“At Will” Employment not an Excuse for Wrongful Termination

A higher hourly minimum wage and more job security are what most employees in the US need right now, especially those who are employed in industries that give lower pay, such as employment, retail and food services. Low-paying jobs actually began to be created in 2010 (after the recession), replacing mid-wage jobs, which saw the lay-off of thousands of middle-income earners.

The creation of many new jobs that pay low wages may not be the only source of dismay to the so many unemployed who are still seeking work, though. Probably equally worrisome, as being paid a lower wage or being laid off, is the growing practice in many firms, which is granting “at will” employment to applicants.

The “Employment at Will” doctrine, which is now legally practiced by companies in almost all US states, recognizes the right of an employee to resign from work anytime; in like manner, it gives the employer the right to terminate an employee whenever he/she wishes. Resignation from work or termination of work may be done whether the reason is justifiable or not, or even if there is no reason at all, and no court would usually intervene to protect the employee unless any of the laws that protect employee rights has been violated.

Job application forms and employees’ handbooks usually indicate this “at will” phrase. Refusal to affix one’s signature on any employment contract that will indicate conformity to the “at will” policy may result to being denied employment or termination.

Despite the legality of the “Employment at Will” doctrine, employers should realize that such is not a ticket to discriminately end one’s employment. The U.S. Equal Employment Opportunity Commission (EEOC), which implements anti-discrimination laws, as well as the courts, will not simply dismiss termination cases where there are cries of foul play or discriminatory acts.

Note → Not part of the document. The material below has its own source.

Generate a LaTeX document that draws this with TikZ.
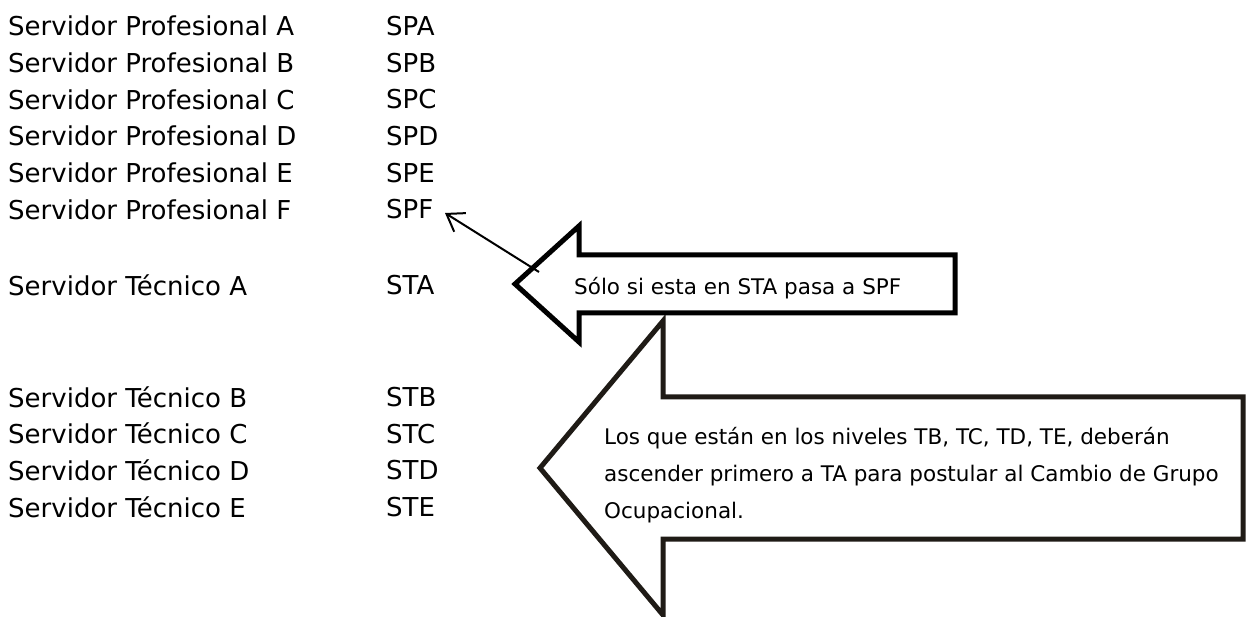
\documentclass[tikz,border=0pt]{standalone}
\usepackage{fontspec}
\setmainfont{DejaVu Sans}
\usetikzlibrary{arrows.meta}
\definecolor{darkline}{HTML}{1F1B16}
\tikzset{
  rowtext/.style={anchor=west, inner sep=0pt, font=\fontsize{26}{30}\selectfont},
  boxtext/.style={anchor=west, inner sep=0pt, font=\fontsize{21.5}{37}\selectfont, align=left},
  blockarrow/.style={line width=5pt, line join=miter, fill=white},
  thinarrow/.style={line width=2pt, -{Straight Barb[length=16pt,width=22pt,line width=2pt]}}
}
\begin{document}
\begin{tikzpicture}[x=1pt,y=-1pt]
\useasboundingbox (0,0) rectangle (1248,617);
\fill[white] (0,0) rectangle (1248,617);

% left column
\node[rowtext] (pa) at (8,26) {Servidor Profesional A};
\node[rowtext] (pb) at (8,62.7) {Servidor Profesional B};
\node[rowtext] (pc) at (8,99.4) {Servidor Profesional C};
\node[rowtext] (pd) at (8,136.1) {Servidor Profesional D};
\node[rowtext] (pe) at (8,172.8) {Servidor Profesional E};
\node[rowtext] (pf) at (8,209.5) {Servidor Profesional F};
\node[rowtext] (ta) at (8,285) {Servidor Técnico A};
\node[rowtext] (tb) at (8,397) {Servidor Técnico B};
\node[rowtext] (tc) at (8,433.7) {Servidor Técnico C};
\node[rowtext] (td) at (8,470.4) {Servidor Técnico D};
\node[rowtext] (te) at (8,507.1) {Servidor Técnico E};

% codes
\node[rowtext] (spa) at (386,26) {SPA};
\node[rowtext] (spb) at (386,62.7) {SPB};
\node[rowtext] (spc) at (386,99.4) {SPC};
\node[rowtext] (spd) at (386,136.1) {SPD};
\node[rowtext] (spe) at (386,172.8) {SPE};
\node[rowtext] (spf) at (386,209.5) {SPF};
\node[rowtext] (sta) at (386,285) {STA};
\node[rowtext] (stb) at (386,397) {STB};
\node[rowtext] (stc) at (386,433.7) {STC};
\node[rowtext] (std) at (386,470.4) {STD};
\node[rowtext] (ste) at (386,507.1) {STE};

% big arrow
\draw[blockarrow, draw=darkline] (540,468) -- (663,321) -- (663,397) -- (1243,397)
  -- (1243,539) -- (663,539) -- (663,615) -- cycle;
\node[boxtext] (bigtext) at (604,475) {Los que están en los niveles TB, TC, TD, TE, deberán\\
ascender primero a TA para postular al Cambio de Grupo\\
Ocupacional.};

% small arrow
\draw[blockarrow, draw=black] (515,284) -- (579,226) -- (579,255) -- (955,255)
  -- (955,313) -- (579,313) -- (579,342) -- cycle;
\node[boxtext] (smalltext) at (574,288) {Sólo si esta en STA pasa a SPF};

% thin arrow
\coordinate (thinstart) at (539,272);
\coordinate (thintip) at (445,213);
\draw[thinarrow] (thinstart) -- (thintip);
\end{tikzpicture}
\end{document}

Many wrongful termination cases have been proven in spite of the “at will” employment policy. The most common causes of wrongful termination are retaliation of a superior against an employee, whistle blowing, an employee refusing to perform an illegal act for his/her employer, and employment discrimination practices.

On its website, The Melton Law Firm strongly emphasizes that employers are legally accountable for the wrongful termination of any of their employees. And that, despite the “at will” policy, employers’ right to terminate any one is still limited by certain laws.